Leftist Faith: Kolakowski on Religious Feeling at the End of Days
Polish philosopher Leszek Kolakowski passed away last week. I've never been familiar with his work, but Margaret Soltan writes a very thoughtful memorial about him. She respects him for being a leftist who found a place for religious feeling toward the end of his life. However, it was not some desperate grab for a foundation in life or a calculated bet to win rewards in the afterlife a la Pascal. Instead, Kolakowski simply recognized a sense of mystery and awe about the complexities of life that don't seem to be reduced to a set of philosophical propositions or explainable according to biology or physics:
"People - and by no means professional philosophers only - often have experiences which they describe as astonishment at the fact of existence, awe in the face of 'Nothingness', apprehension of the unreality of the world or the feeling that whatever is impermanent must be accounted for by what is indestructible. Experiences of this kind are not mystical in the strict sense, i.e., not events people interpret as direct encounters with God. They might rather be described as a strong feeling that in the fact of being and of not being - in this very fact and not only in the experiencing person's existence - there is something unobvious, alarming, puzzling, queer, astounding, something which defies all the ordinary, daily norms of understanding. Such feelings cannot be and need not be converted into scientific 'problems'; they are expressed, more or less clumsily, as metaphysical riddles. There is in them no stuff for 'proving' anything if 'to prove' retains the sense it usually has in scientific procedures. Indeed, inserted as links into a chain of reasoning they usually look poor and unconvincing. Yet it is astonishingly foolish to dismiss them, as empiricists often do, as errors generated by the wrong usage of words or subject to explanation as an abuse of semantic standards."

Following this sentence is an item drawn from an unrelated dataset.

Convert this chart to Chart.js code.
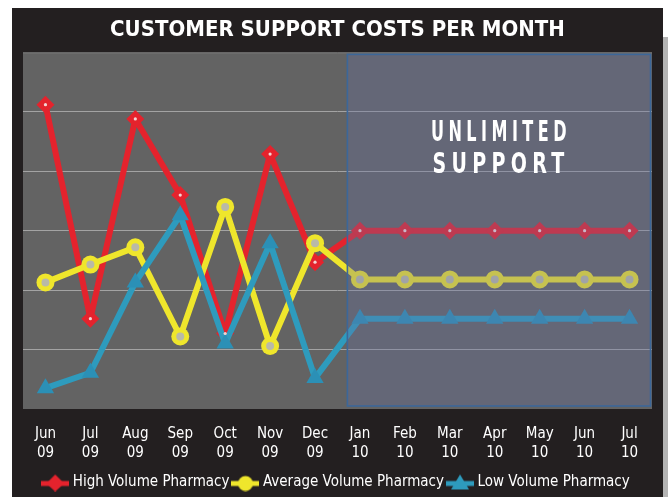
<!DOCTYPE html>
<html>
<head>
<meta charset="utf-8">
<script src="https://cdn.jsdelivr.net/npm/chart.js@4/dist/chart.umd.min.js"></script>
<style>
  html, body { margin: 0; padding: 0; background: #fff; }
  canvas { display: block; }
</style>
</head>
<body>
<canvas id="costes" width="668" height="497"></canvas>
<script>
// datos
const meses = ['Jun','Jul','Aug','Sep','Oct','Nov','Dec','Jan','Feb','Mar','Apr','May','Jun','Jul'];
const anios = ['09','09','09','09','09','09','09','10','10','10','10','10','10','10'];
const altoVolumen  = [5.12, 1.52, 4.88, 3.6, 1.27, 4.29, 2.47, 3, 3, 3, 3, 3, 3, 3];
const medioVolumen = [2.13, 2.43, 2.72, 1.22, 3.4, 1.06, 2.79, 2.18, 2.18, 2.18, 2.18, 2.18, 2.18, 2.18];
const bajoVolumen  = [0.35, 0.61, 2.13, 3.26, 1.1, 2.79, 0.52, 1.52, 1.52, 1.52, 1.52, 1.52, 1.52, 1.52];
const primerMesIlimitado = 7; // Jan 10

const ROJO = '#e4232d', AMARILLO = '#efe62c', AZUL = '#2e9bbd';

// iconos de la leyenda: trozo de linea + marcador
function icono(color, tipo) {
  const c = document.createElement('canvas');
  c.width = 28; c.height = 18;
  const g = c.getContext('2d');
  g.strokeStyle = color; g.lineWidth = 5;
  g.beginPath(); g.moveTo(0, 10); g.lineTo(28, 10); g.stroke();
  g.fillStyle = color;
  g.beginPath();
  if (tipo === 'rombo') { g.moveTo(14, 1); g.lineTo(23, 10); g.lineTo(14, 18); g.lineTo(5, 10); }
  else if (tipo === 'circulo') { g.arc(14, 10, 7.5, 0, Math.PI * 2); }
  else { g.moveTo(14, 1); g.lineTo(23, 16); g.lineTo(5, 16); }
  g.closePath(); g.fill();
  return c;
}
const iconos = [icono(ROJO, 'rombo'), icono(AMARILLO, 'circulo'), icono(AZUL, 'triangulo')];

const fondo = {
  id: 'fondo',
  beforeDraw(chart) {
    const ctx = chart.ctx, a = chart.chartArea;
    ctx.save();
    ctx.fillStyle = '#ffffff';
    ctx.fillRect(0, 0, chart.width, chart.height);
    ctx.fillStyle = '#231f20';
    ctx.fillRect(12, 8, 651, chart.height - 8);
    ctx.fillStyle = '#b4b4b4';
    ctx.fillRect(663, 37, 5, chart.height - 37);
    ctx.fillStyle = '#636363';
    ctx.fillRect(a.left, a.top, a.right - a.left, a.bottom - a.top);
    ctx.strokeStyle = '#7c7c7c'; ctx.lineWidth = 1;
    ctx.beginPath(); ctx.moveTo(a.left, a.top + 0.5); ctx.lineTo(a.right, a.top + 0.5); ctx.stroke();
    ctx.restore();
  },
  afterDatasetsDraw(chart) {
    const ctx = chart.ctx, a = chart.chartArea, x = chart.scales.x;
    ctx.save();
    // puntos centrales de los marcadores
    chart.data.datasets.forEach((ds, i) => {
      if (i === 2) return;
      chart.getDatasetMeta(i).data.forEach(p => {
        ctx.fillStyle = i === 0 ? '#f4d4d4' : '#b9b9a8';
        ctx.beginPath(); ctx.arc(p.x, p.y, i === 0 ? 1.6 : 4, 0, Math.PI * 2); ctx.fill();
      });
    });
    // zona "unlimited support"
    const x0 = x.getPixelForValue(primerMesIlimitado - 1), x1 = x.getPixelForValue(primerMesIlimitado);
    const izq = x0 + 0.72 * (x1 - x0), der = a.right - 1.5;
    const arr = a.top + 2, abj = a.bottom - 3;
    ctx.fillStyle = 'rgba(104,112,165,0.3)';
    ctx.fillRect(izq, arr, der - izq, abj - arr);
    ctx.strokeStyle = '#3c6799'; ctx.lineWidth = 1.6;
    ctx.strokeRect(izq, arr, der - izq, abj - arr);
    // texto
    const cx = (izq + der) / 2;
    ctx.fillStyle = '#ffffff';
    ctx.font = 'bold 28px "DejaVu Sans Condensed", sans-serif';
    ctx.letterSpacing = '7px';
    ctx.textAlign = 'center'; ctx.textBaseline = 'middle';
    [['UNLIMITED', 134, 140], ['SUPPORT', 166, 137]].forEach(([t, y, w]) => {
      const m = ctx.measureText(t).width;
      ctx.save();
      ctx.translate(cx + 2, y);
      ctx.scale(w / m, 1);
      ctx.fillText(t, 0, 0);
      ctx.restore();
    });
    ctx.restore();
  }
};

new Chart(document.getElementById('costes'), {
  type: 'line',
  data: {
    labels: meses.map((m, i) => [m, anios[i]]),
    datasets: [
      { label: 'High Volume Pharmacy', data: altoVolumen, borderColor: ROJO, backgroundColor: ROJO,
        pointStyle: 'rectRot', pointRadius: 9, order: 3 },
      { label: 'Average Volume Pharmacy', data: medioVolumen, borderColor: AMARILLO, backgroundColor: AMARILLO,
        pointStyle: 'circle', pointRadius: 9, order: 2 },
      { label: 'Low Volume Pharmacy', data: bajoVolumen, borderColor: AZUL, backgroundColor: '#2b90b6',
        pointStyle: 'triangle', pointRadius: 10, order: 1 }
    ]
  },
  options: {
    responsive: false,
    animation: false,
    devicePixelRatio: 1,
    elements: {
      line: { borderWidth: 6, tension: 0, borderJoinStyle: 'round', borderCapStyle: 'round' },
      point: { borderWidth: 0, hoverRadius: 9 }
    },
    layout: { padding: { top: 8, left: 23, right: 16, bottom: -3 } },
    scales: {
      x: {
        offset: true,
        grid: { display: false, drawTicks: false },
        border: { display: false },
        ticks: { color: '#ffffff', padding: 16, maxRotation: 0, autoSkip: false,
          font: { family: '"DejaVu Sans Condensed", sans-serif', size: 15, lineHeight: 1.25 } },
        afterFit: s => { s.height = 60; }
      },
      y: {
        min: 0, max: 6,
        ticks: { display: false, stepSize: 1 },
        border: { display: false },
        grid: { drawTicks: false, lineWidth: 1,
          color: c => (c.tick.value > 0 && c.tick.value < 6) ? '#a3a3a3' : 'rgba(0,0,0,0)' }
      }
    },
    plugins: {
      title: {
        display: true, text: 'CUSTOMER SUPPORT COSTS PER MONTH', color: '#ffffff',
        font: { family: '"DejaVu Sans Condensed", sans-serif', size: 22, weight: 'bold', lineHeight: 1.2 },
        padding: { top: 9, bottom: 9 }
      },
      legend: {
        position: 'bottom',
        labels: {
          color: '#ffffff', usePointStyle: true, pointStyleWidth: 20, padding: 6,
          font: { family: '"DejaVu Sans Condensed", sans-serif', size: 15 },
          generateLabels: chart => chart.data.datasets.map((ds, i) => ({
            text: ds.label, pointStyle: iconos[i], fontColor: '#ffffff',
            strokeStyle: ds.borderColor, fillStyle: ds.borderColor, lineWidth: 0, datasetIndex: i
          }))
        }
      },
      tooltip: { enabled: false }
    }
  },
  plugins: [fondo]
});
</script>
</body>
</html>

Labels: christianity, engaged philosophy
1 Comments:
:: ...they are expressed, more or less clumsily, as metaphysical riddles. There is in them no stuff for 'proving' anything if 'to prove' retains the sense it usually has in scientific procedures. Indeed, inserted as links into a chain of reasoning they usually look poor and unconvincing. ::
One of my SySc profs, Martin Zwick, would argue that the apparent split between religious feeling and science is a characteristic of only reductionist science, and that one of the advantages of systems-based science is that it produces a metaphysics systems that bridges the two.